Under all the circumstances then, I cannot find that the Secretary has proven by a preponderance of the evidence that there has been a violation of the cited standard as alleged.
Under Section 110(i) of the Act, the Commission and its judges must consider the following factors in assessing a civil penalty: the history of violations, the negligence of the operator in committing the violation, the size of the operator, the gravity of the violation, whether the violation was abated in good faith and whether the penalties would affect the operator's ability to continue in business. The record shows that the operator is small in size with a not insignificant history of violations. There is no dispute that the violation was abated in a timely and good faith manner and no evidence has been presented as to the effect the penalty would have on the operator's ability to continue in business. The negligence and gravity findings have previously been discussed in the instant decision. Under the circumstances, I find that the Secretary's proposed penalty of $35,000.00 is appropriate for the violation found in Citation No. 779860.
ORDER
Citation No. 779861 is vacated.

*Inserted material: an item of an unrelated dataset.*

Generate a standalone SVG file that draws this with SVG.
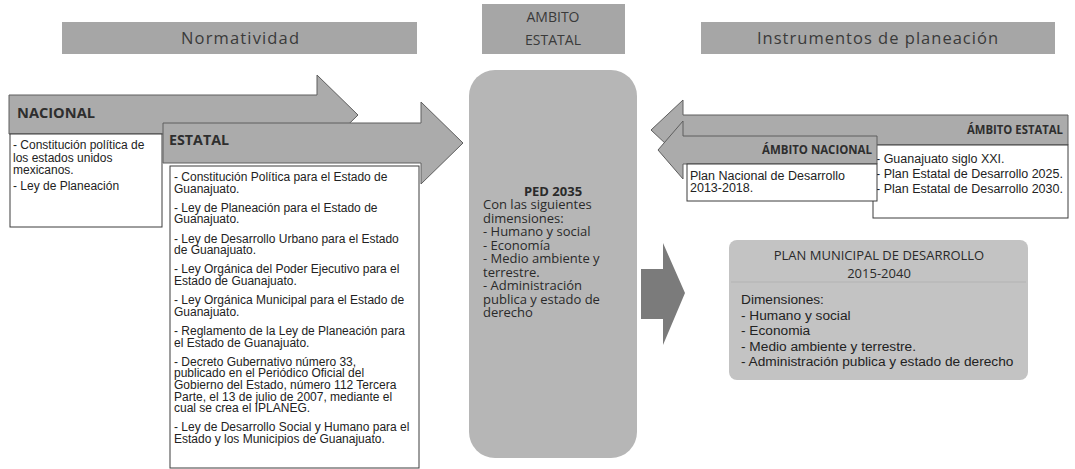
<svg xmlns="http://www.w3.org/2000/svg" width="1075" height="469" viewBox="0 0 1075 469">
<style>
.banner{fill:#a6a6a6}
.hdr{font-family:"Open Sans","Liberation Sans",sans-serif;font-size:16.5px;fill:#3a3a3a}
.hdr2{font-family:"Open Sans","Liberation Sans",sans-serif;font-size:14px;fill:#3a3a3a}
.arrow{fill:#ababab;stroke:#5e5e5e;stroke-width:1}
.lbl{font-family:"Open Sans","Liberation Sans",sans-serif;font-weight:bold;fill:#2e2e2e}
.box{fill:#ffffff;stroke:#3c3c3c;stroke-width:1}
.t{font-family:"Liberation Sans",Arial,sans-serif;font-size:12px;fill:#222}
.t2{font-family:"Liberation Sans",Arial,sans-serif;font-size:12.5px;fill:#222}
.c{font-family:"Open Sans","Liberation Sans",sans-serif;font-size:13px;fill:#2a2a2a}
.pm{font-family:"Liberation Sans",Arial,sans-serif;font-size:13.7px;fill:#222}
</style>

<g id="hdr-normatividad">
<rect class="banner" x="62" y="22" width="355" height="32"/>
<text class="hdr" x="240" y="44" text-anchor="middle" textLength="118" lengthAdjust="spacing">Normatividad</text>
</g>
<g id="hdr-ambito">
<rect class="banner" x="482" y="4" width="143" height="50"/>
<text class="hdr2" text-anchor="middle"><tspan x="553" y="22">AMBITO</tspan><tspan x="553" y="45">ESTATAL</tspan></text>
</g>
<g id="hdr-instrumentos">
<rect class="banner" x="701" y="22" width="354" height="32"/>
<text class="hdr" x="877.5" y="44" text-anchor="middle" textLength="241" lengthAdjust="spacing">Instrumentos de planeación</text>
</g>

<g id="nacional">
<path class="arrow" d="M9,95 H317 V75 L358,115 L317,155 V134 H9 Z"/>
<text class="lbl" x="17" y="118" font-size="14" textLength="78" lengthAdjust="spacingAndGlyphs">NACIONAL</text>
<rect class="box" x="10" y="134" width="152" height="93"/>
<text class="t"><tspan x="13" y="149">- Constitución política de</tspan><tspan x="13" y="161.5">los estados unidos</tspan><tspan x="13" y="174">mexicanos.</tspan><tspan x="13" y="190">- Ley de Planeación</tspan></text>
</g>

<g id="estatal">
<path class="arrow" d="M163,123 H421 V102 L463,143 L421,184 V163 H163 Z"/>
<text class="lbl" x="169" y="145" font-size="14" textLength="60" lengthAdjust="spacingAndGlyphs">ESTATAL</text>
<rect class="box" x="170" y="166" width="249" height="302"/>
<text class="t"><tspan x="174" y="181">- Constitución Política para el Estado de</tspan><tspan x="174" y="192.6">Guanajuato.</tspan><tspan x="174" y="211.8">- Ley de Planeación para el Estado de</tspan><tspan x="174" y="223.4">Guanajuato.</tspan><tspan x="174" y="242.6">- Ley de Desarrollo Urbano para el Estado</tspan><tspan x="174" y="254.2">de Guanajuato.</tspan><tspan x="174" y="273.4">- Ley Orgánica del Poder Ejecutivo para el</tspan><tspan x="174" y="285">Estado de Guanajuato.</tspan><tspan x="174" y="304.2">- Ley Orgánica Municipal para el Estado de</tspan><tspan x="174" y="315.8">Guanajuato.</tspan><tspan x="174" y="335">- Reglamento de la Ley de Planeación para</tspan><tspan x="174" y="346.6">el Estado de Guanajuato.</tspan><tspan x="174" y="365.8">- Decreto Gubernativo número 33,</tspan><tspan x="174" y="377.4">publicado en el Periódico Oficial del</tspan><tspan x="174" y="389">Gobierno del Estado, número 112 Tercera</tspan><tspan x="174" y="400.6">Parte, el 13 de julio de 2007, mediante el</tspan><tspan x="174" y="412.2">cual se crea el IPLANEG.</tspan><tspan x="174" y="431.4">- Ley de Desarrollo Social y Humano para el</tspan><tspan x="174" y="443">Estado y los Municipios de Guanajuato.</tspan></text>
</g>

<g id="ped2035">
<rect x="469" y="70" width="168" height="388" rx="26" fill="#b6b6b6"/>
<text class="c"><tspan x="553" y="195.5" text-anchor="middle" font-weight="bold">PED 2035</tspan><tspan x="483" y="209">Con las siguientes</tspan><tspan x="483" y="222.5">dimensiones:</tspan><tspan x="483" y="236">- Humano y social</tspan><tspan x="483" y="249.5">- Economía</tspan><tspan x="483" y="263">- Medio ambiente y</tspan><tspan x="483" y="276.5">terrestre.</tspan><tspan x="483" y="290">- Administración</tspan><tspan x="483" y="303.5">publica y estado de</tspan><tspan x="483" y="317">derecho</tspan></text>
</g>

<g id="ambito-estatal">
<path class="arrow" d="M1068,115 H683 V100 L651,130 L683,160 V145 H1068 Z"/>
<text class="lbl" x="1063" y="134" font-size="11.5" text-anchor="end" textLength="96" lengthAdjust="spacingAndGlyphs">ÁMBITO ESTATAL</text>
<rect class="box" x="873" y="145" width="195" height="73"/>
<text class="t2"><tspan x="876" y="162.5">- Guanajuato siglo XXI.</tspan><tspan x="876" y="177.5">- Plan Estatal de Desarrollo 2025.</tspan><tspan x="876" y="192.5">- Plan Estatal de Desarrollo 2030.</tspan></text>
</g>

<g id="ambito-nacional">
<path class="arrow" d="M877,136 H683 V121 L658,150 L683,179 V164 H877 Z"/>
<text class="lbl" x="872" y="154" font-size="11.5" text-anchor="end" textLength="110" lengthAdjust="spacingAndGlyphs">ÁMBITO NACIONAL</text>
<rect class="box" x="687" y="164" width="190" height="37"/>
<text class="t2"><tspan x="690" y="180">Plan Nacional de Desarrollo</tspan><tspan x="690" y="192">2013-2018.</tspan></text>
</g>

<g id="plan-municipal">
<rect x="729" y="240" width="299" height="140" rx="8" fill="#c3c3c3"/>
<line x1="731" y1="282" x2="1026" y2="282" stroke="#b3b3b3" stroke-width="1"/>
<text class="c" text-anchor="middle"><tspan x="879" y="260">PLAN MUNICIPAL DE DESARROLLO</tspan><tspan x="879" y="278">2015-2040</tspan></text>
<text class="pm"><tspan x="741" y="304">Dimensiones:</tspan><tspan x="741" y="319.5">- Humano y social</tspan><tspan x="741" y="335">- Economia</tspan><tspan x="741" y="350.5">- Medio ambiente y terrestre.</tspan><tspan x="741" y="366">- Administración publica y estado de derecho</tspan></text>
</g>

<g id="connectors">
<path d="M641,269 H663 V243 L685,293 L663,345 V319 H641 Z" fill="#7b7b7b"/>
</g>
</svg>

Citation No. 779860 is affirmed and Master Aggregates Toa Baja Corporation is directed to pay a civil penalty of $35,000.00 for the violation charged therein within 40 days of the date of this decision.
_________________________________________
Gary Melick
Administrative Law Judge
(202) 434-9977
Distribution: (Certified Mail)
1. Mr. Torres-Aponte is presumably here referring to Mr. Acevedo's taped statement of November 14, 2002 (Gov't. Exh. 31).
2. The Secretary does not assert that the failure of the highwall per se establishes a violation of the cited standard.